最近の科学データによれば、我々の足の下にいる生命の総量は、地上で観察される全部よりはるかに多いらしい。とすれば、土を守ることは生命を守ること、生命の多様性を維持することにつながります。
私は畑で、緑がいっぱい、生き物がいっぱいの世界を作りたいのです。

「共生の理論」は地球と仲良く暮らすことです。
そして、循環システムの維持は、持続可能(Sustainableな世の中、「人間・社会・地球環境の持続可能な発展」につながってゆきます。
自然の生態系の中に溶けこみ、その一員として生きることが大切なのです。

どうですか? 畑を見る目が少し変わりましたか。楽しくなってきませんか。
こういったことを考えながら、利用者さんと自然の中で伸び伸びと活動してゆく。
共に楽しみながら、しあわせな一時をお過ごしください。



※ 光合成・・・・太陽エネルギーを利用して、植物が葉緑素のはたらきで、空気中の二酸化炭素と水を合成して、糖をつくりだす作用こと。気体の炭素を炭水化物として固定し体内に取り込むこと。そして、やがてそれは土の中に蓄積されてゆく。


※ ジョン・スタインベック『怒りの葡萄』
言わずと知れたピューリッツァー賞を受賞した、ノーベル賞作家スタインベックの代表作。アメリカで3本の指に入るであろう小説、アメリカらしい力強さのある作品です。
世界恐慌の後、資本主義の波に襲われ、機械化によりアメリカの中南部がトラクターによって蹂躙され、ダストボール(砂嵐)をまねく。土地を奪われ避難民となった彼らは、ルート66をたどりながらカリフォルニアを目指す。乳と密の流れる夢にまで見たあこがれの地、しかしそこには恐ろしいまでの格差社会が待っている。
貧困と災害により極限にまで追い詰められながらも、人間の生きる力と結束力を見せつける感動作です。

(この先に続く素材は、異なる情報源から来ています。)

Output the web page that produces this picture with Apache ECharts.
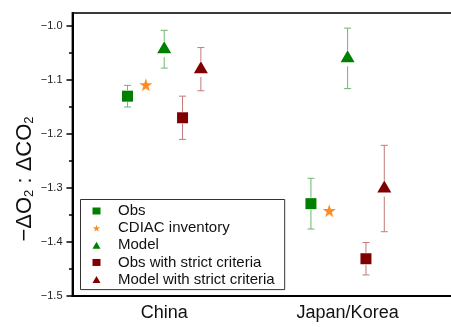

この本は、@資本主義の矛盾と格差社会の問題、A生態系に反する農業の工業化について疑問を投げかけるだけでなく、第三のテーマとして、「生命のつながり」と「魂のつながり」を説いている。私はそれがこの作品で一番深い部分でありスタインベックの伝えたいことなのだろうと思う。
主人公トム・ジョードは、物語の中で説教師ケイシーの言葉を借り、「自分だけの魂なんてない。自分にあるのは一つの大きな魂のほんのひとかけらだけだ」と言った。
また、旧約聖書「伝道の書」から引用し、「二人は一人に勝る。彼らはその労苦によって良い報いを得るからである。すなわち彼らが倒れる時には、その一人がその友を助け起こす。」と言う。
みんなが繋がっていて、一つの心(魂)をなしていると見ている。私は一人であって一人でない。それがスタインベックの世界観であり、神観であり、世界を変えていく大きな力(潮流)になりえると考えているのである。